Data preprocessing is a crucial step in the data mining process. It involves transforming raw data into a clean and consistent format that can be readily analyzed. Let's explore the steps involved in data preprocessing:
- Data Cleaning: This step deals with handling missing values, outliers, and noisy data. For example, if we have a dataset with missing values in certain columns, we can choose to either delete those rows or fill in the missing values using techniques like mean or interpolation.
- Data Integration: In real-world scenarios, data may come from multiple sources. Data integration involves combining data from different sources into a unified dataset, resolving any discrepancies or inconsistencies.

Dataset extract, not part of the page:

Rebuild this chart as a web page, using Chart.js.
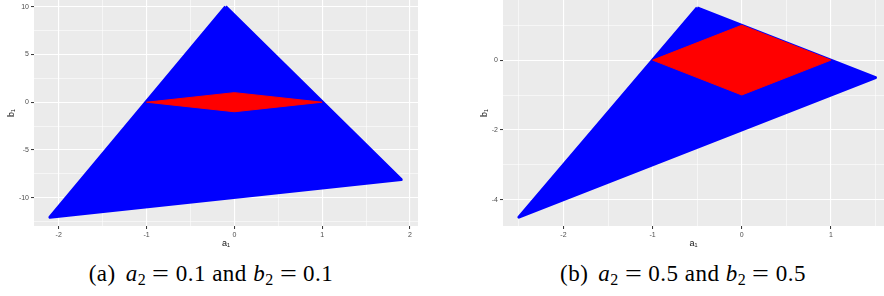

- Data Transformation: Data transformation aims to convert the data into a suitable format for analysis. This may include normalization, standardization, or applying mathematical functions to transform the data distribution.
- Data Reduction: When dealing with large datasets, reducing the dimensionality of the data can help in speeding up the analysis. Techniques like feature selection or dimensionality reduction can be applied to retain the most important information.
These preprocessing steps are crucial as they ensure that the data used for analysis is accurate, complete, and in the desired format. By cleaning and transforming the data, we increase the chances of obtaining meaningful insights during the data mining process.
Remember, clean and preprocessed data is the foundation for accurate analysis and successful data mining!